Sunday, January 07, 2007


TICO Publishing, January 2007, $26.95, ISBN 0977768899
Sandra Ruttan’s debut, Suspicious Circumstances doesn’t mess about with obscure titles. The opening scene, with a woman flinging herself from a rocky outcrop, certainly qualifies as suspicious. Moreso because the whole event was caught on video. And the woman seems to be jumping backwards. How many suicides do that?

Its just one of the many questions reporter Lara (pronounce it “Lay-ra”) Kelly has about the tape. Questions that will lead her and her unwilling partner, local cop Tymen Farraday into the heart of a small town conspiracy that will unsettle everything they thought they knew about their quiet little town.

Ruttan’s style owes a great deal to a more British than American style of storytelling. There’s a more relaxed approach to the story, taking time to ease itself into the plot and laying the groundwork for the action to come. There are multiple plot strands that can seem disparate at times, but ultimately move together as the climax gallops into view. The narration is gripping, but not insistent, and while Ruttan us unafraid to get down and dirty, there is a definite moral compass here that is more common in British novels. The echoing voices of McDermid and Billingham are present, but while they clearly influence Ruttan’s style, she has a voice of her own: a voice that one suspects could easily tell a variety of stories and styles.

What particularly helps Ruttan here is the spark between her two leads.

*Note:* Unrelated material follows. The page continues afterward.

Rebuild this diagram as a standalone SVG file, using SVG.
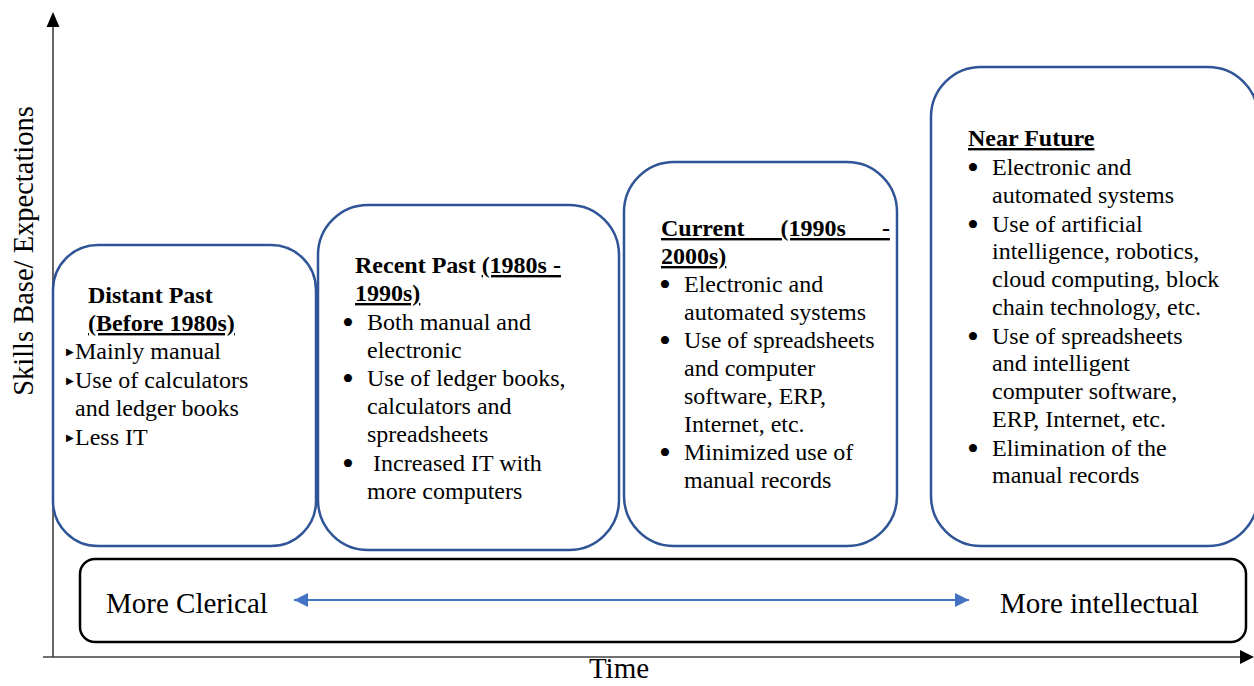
<svg xmlns="http://www.w3.org/2000/svg" width="1254" height="686" viewBox="0 0 1254 686">
<style>
.box{fill:#fff;stroke:#2F5597;stroke-width:2.5}
.t{font-family:"Liberation Serif","Times New Roman",serif;font-size:24px;fill:#000}
.b{font-weight:bold}
.u{text-decoration:underline}
.bul{font-family:"Liberation Serif","Times New Roman",serif;font-size:34px;fill:#000;text-anchor:middle}
.tri{font-family:"DejaVu Sans",sans-serif;font-size:10px;fill:#000}
.big{font-family:"Liberation Serif","Times New Roman",serif;font-size:29px;fill:#000}
.axis{stroke:#404040;stroke-width:1.6;fill:none}
</style>
<defs>
<marker id="ah" viewBox="0 0 10 10" refX="10" refY="5" markerWidth="7" markerHeight="7" markerUnits="strokeWidth" orient="auto-start-reverse">
<path d="M0,0 L10,5 L0,10 z" fill="#4472C4"/>
</marker>
</defs>
<rect width="1254" height="686" fill="#fff"/>

<g id="axes">
<line class="axis" x1="53" y1="657" x2="53" y2="24"/>
<polygon points="53,12 46.5,27 59.5,27" fill="#000"/>
<line class="axis" x1="43" y1="657" x2="1242" y2="657"/>
<polygon points="1254,657 1240,650 1240,664" fill="#000"/>
<text class="big" style="font-size:28.5px" text-anchor="middle" transform="translate(33,251) rotate(-90)">Skills Base/ Expectations</text>
<text class="big" style="font-size:29px" x="619" y="678" text-anchor="middle">Time</text>
</g>

<g id="distant-past">
<rect class="box" x="53" y="245" width="263" height="301" rx="45" ry="45"/>
<text class="t b" x="88" y="303">Distant Past</text>
<text class="t b u" x="88" y="331">(Before 1980s)</text>
<text class="tri" x="66" y="355">▶</text>
<text class="t" x="75" y="359">Mainly manual</text>
<text class="tri" x="66" y="384">▶</text>
<text class="t" x="75" y="388">Use of calculators</text>
<text class="t" x="75" y="416">and ledger books</text>
<text class="tri" x="66" y="441">▶</text>
<text class="t" x="75" y="445">Less IT</text>
</g>

<g id="recent-past">
<rect class="box" x="318" y="205" width="301" height="345" rx="50" ry="50"/>
<text class="t b" x="355" y="273">Recent Past <tspan class="u">(1980s -</tspan></text>
<text class="t b u" x="355" y="301">1990s)</text>
<text class="bul" x="348" y="334">•</text>
<text class="t" x="367" y="330">Both manual and</text>
<text class="t" x="367" y="358">electronic</text>
<text class="bul" x="348" y="390">•</text>
<text class="t" x="367" y="386">Use of ledger books,</text>
<text class="t" x="367" y="414">calculators and</text>
<text class="t" x="367" y="442">spreadsheets</text>
<text class="bul" x="348" y="475">•</text>
<text class="t" x="373" y="471">Increased IT with</text>
<text class="t" x="367" y="499">more computers</text>
</g>

<g id="current">
<rect class="box" x="624" y="162" width="273" height="384" rx="50" ry="50"/>
<text class="t b u" x="661" y="236" style="word-spacing:30px">Current (1990s -</text>
<text class="t b u" x="661" y="264">2000s)</text>
<text class="bul" x="665" y="296">•</text>
<text class="t" x="684" y="292">Electronic and</text>
<text class="t" x="684" y="320">automated systems</text>
<text class="bul" x="665" y="352">•</text>
<text class="t" x="684" y="348">Use of spreadsheets</text>
<text class="t" x="684" y="376">and computer</text>
<text class="t" x="684" y="404">software, ERP,</text>
<text class="t" x="684" y="432">Internet, etc.</text>
<text class="bul" x="665" y="464">•</text>
<text class="t" x="684" y="460">Minimized use of</text>
<text class="t" x="684" y="488">manual records</text>
</g>

<g id="near-future">
<rect class="box" x="931" y="67" width="327" height="479" rx="50" ry="50"/>
<text class="t b u" x="968" y="146">Near Future</text>
<text class="bul" x="973" y="179">•</text>
<text class="t" x="992" y="175">Electronic and</text>
<text class="t" x="992" y="203">automated systems</text>
<text class="bul" x="973" y="236">•</text>
<text class="t" x="992" y="232">Use of artificial</text>
<text class="t" x="992" y="259">intelligence, robotics,</text>
<text class="t" x="992" y="287">cloud computing, block</text>
<text class="t" x="992" y="315">chain technology, etc.</text>
<text class="bul" x="973" y="348">•</text>
<text class="t" x="992" y="344">Use of spreadsheets</text>
<text class="t" x="992" y="371">and intelligent</text>
<text class="t" x="992" y="399">computer software,</text>
<text class="t" x="992" y="427">ERP, Internet, etc.</text>
<text class="bul" x="973" y="460">•</text>
<text class="t" x="992" y="456">Elimination of the</text>
<text class="t" x="992" y="483">manual records</text>
</g>

<g id="spectrum">
<rect x="80" y="559" width="1166" height="83" rx="15" ry="15" fill="#fff" stroke="#000" stroke-width="2.5"/>
<text class="big" x="106" y="613">More Clerical</text>
<text class="big" x="1000" y="613">More intellectual</text>
</g>

<g id="connectors">
<line x1="294" y1="600" x2="969" y2="600" stroke="#4472C4" stroke-width="2" marker-start="url(#ah)" marker-end="url(#ah)"/>
</g>
</svg>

Call it the Moonlighting effect. Two protagonists who spark off each other but are never allowed to spill that over into a forced romance. In fact, without Ruttan’s character work, the novel would never take off. The large cast is held in check by believable motivations and an empathic sense that keeps the reader interested in events which, as with every novel worth reading, are about character in motion.

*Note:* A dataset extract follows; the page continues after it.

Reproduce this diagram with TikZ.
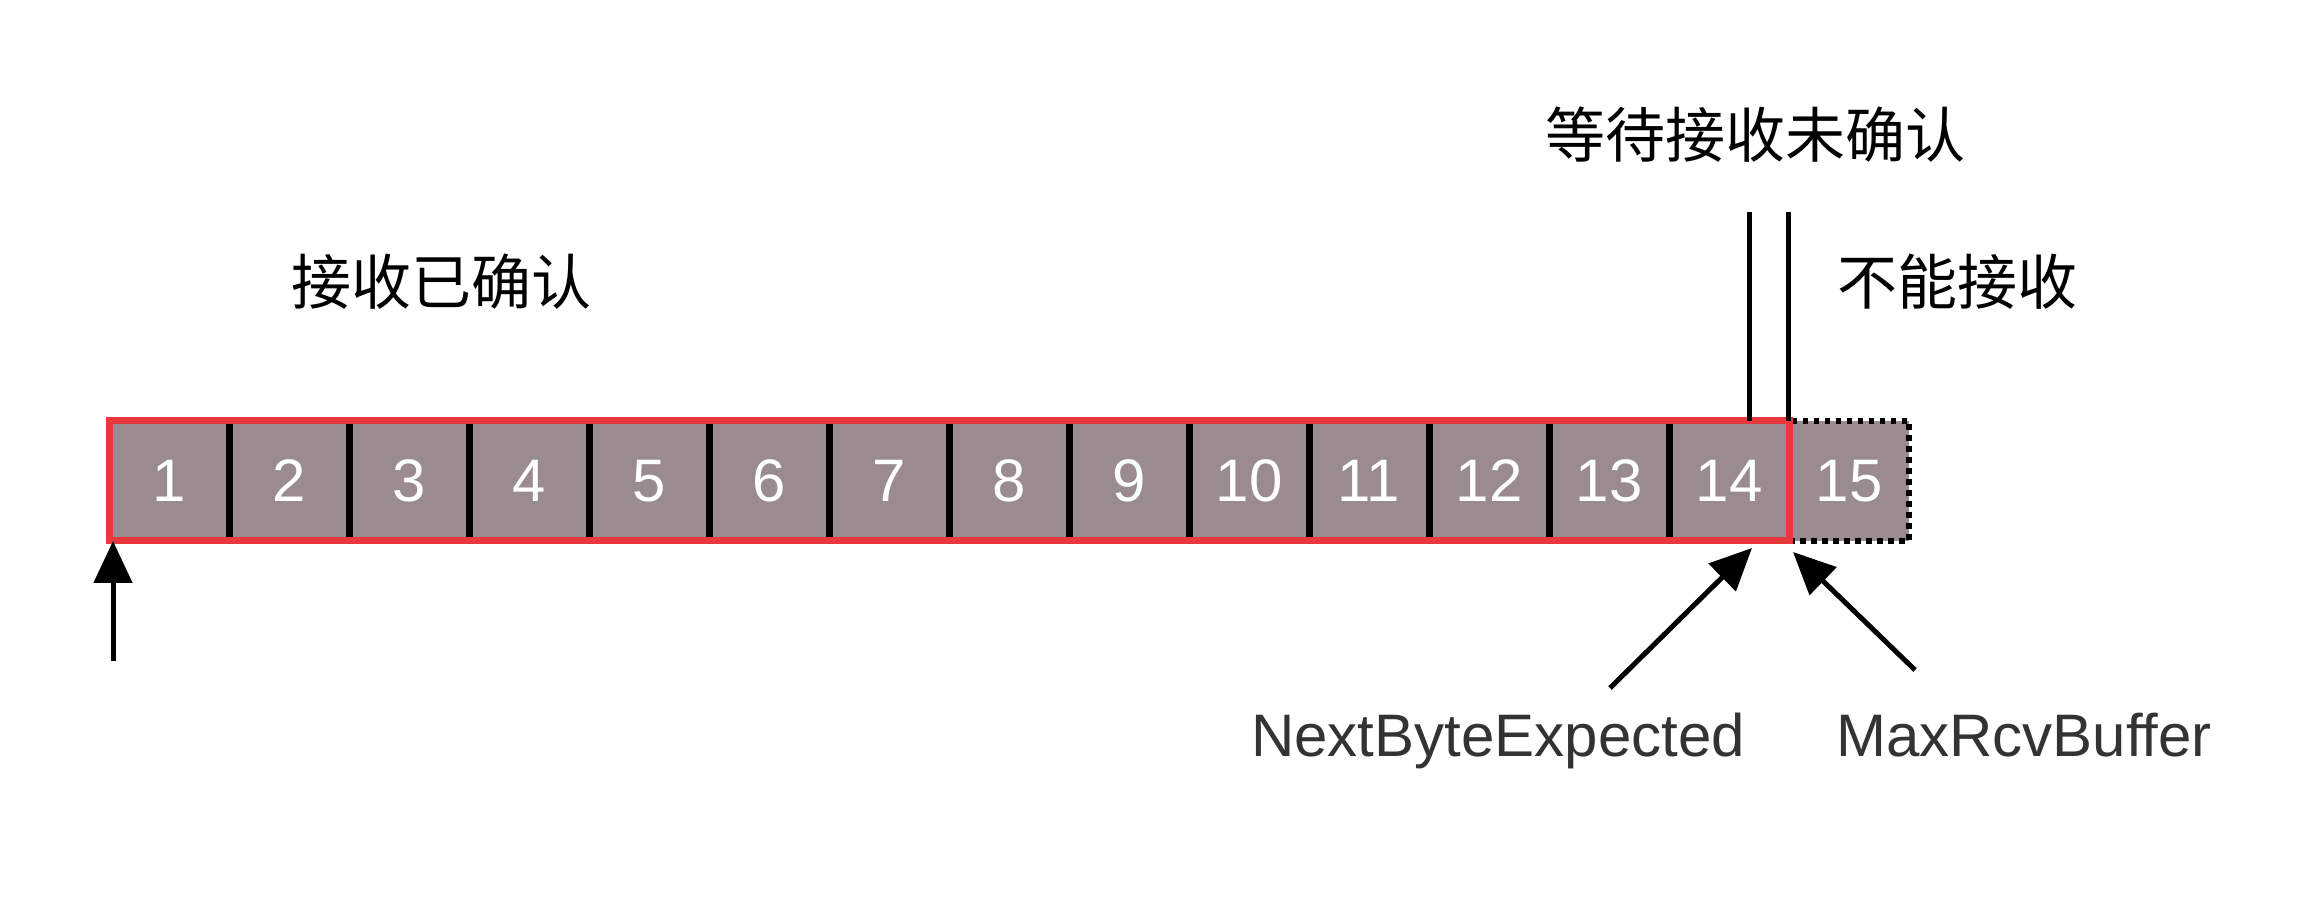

Without the character work, novels such as this are a failure. While Ruttan clearly understands the machinations of small town politics and the small newsroom atmosphere in which her heroine makes a living, without characters that come to life, all of that is useless. And Ruttan’s characters are rounded enough to hold interest and intrigue, providing credible motivations to keep the plot and the local conspiracies moving along.

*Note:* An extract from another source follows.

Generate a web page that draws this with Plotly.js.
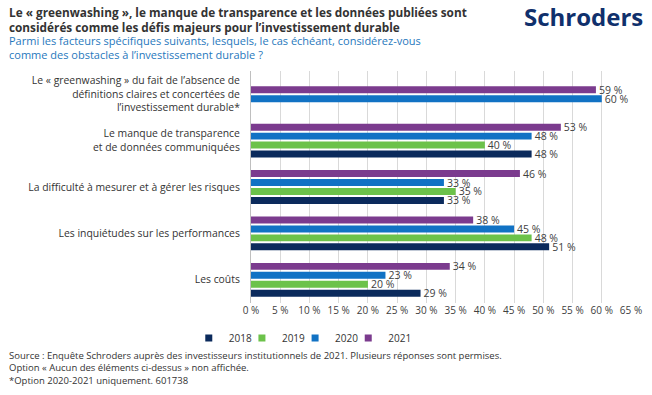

Although, undoubtedly, cosy fans will be crying out bloody murder as Ruttan tackles some unpleasant scenarios, there is still a sense that the author is holding back slightly, that she could take us into darker territories than she does here and perhaps that adds a slight air of conservatism to the novel in terms of structure and resolution. But, as an excellent example of the procedural novel, Suspicious Circumstances not only ticks the boxes, but does so with a style and enthusiasm very much the author’s own.

What keeps Ruttan’s impressive debut moving is the strength of writing, quality of character and atmosphere that is created. In dealing with an entire community, Ruttan has a great deal to cope with and manages to not only sift through what the reader needs to know, but never shies away from or forgets the important details. This is a big novel, with a large cast and multiple motivations, but it’s written clearly and plotted subtly, making for an engrossing ride.

All of this means that Suspicious Circumstances is a well executed procedural with a spark between our protagonists, an excellent feel for political machinations on a small town scale and a plot that twists and turns like a bad tempered rattlesnake.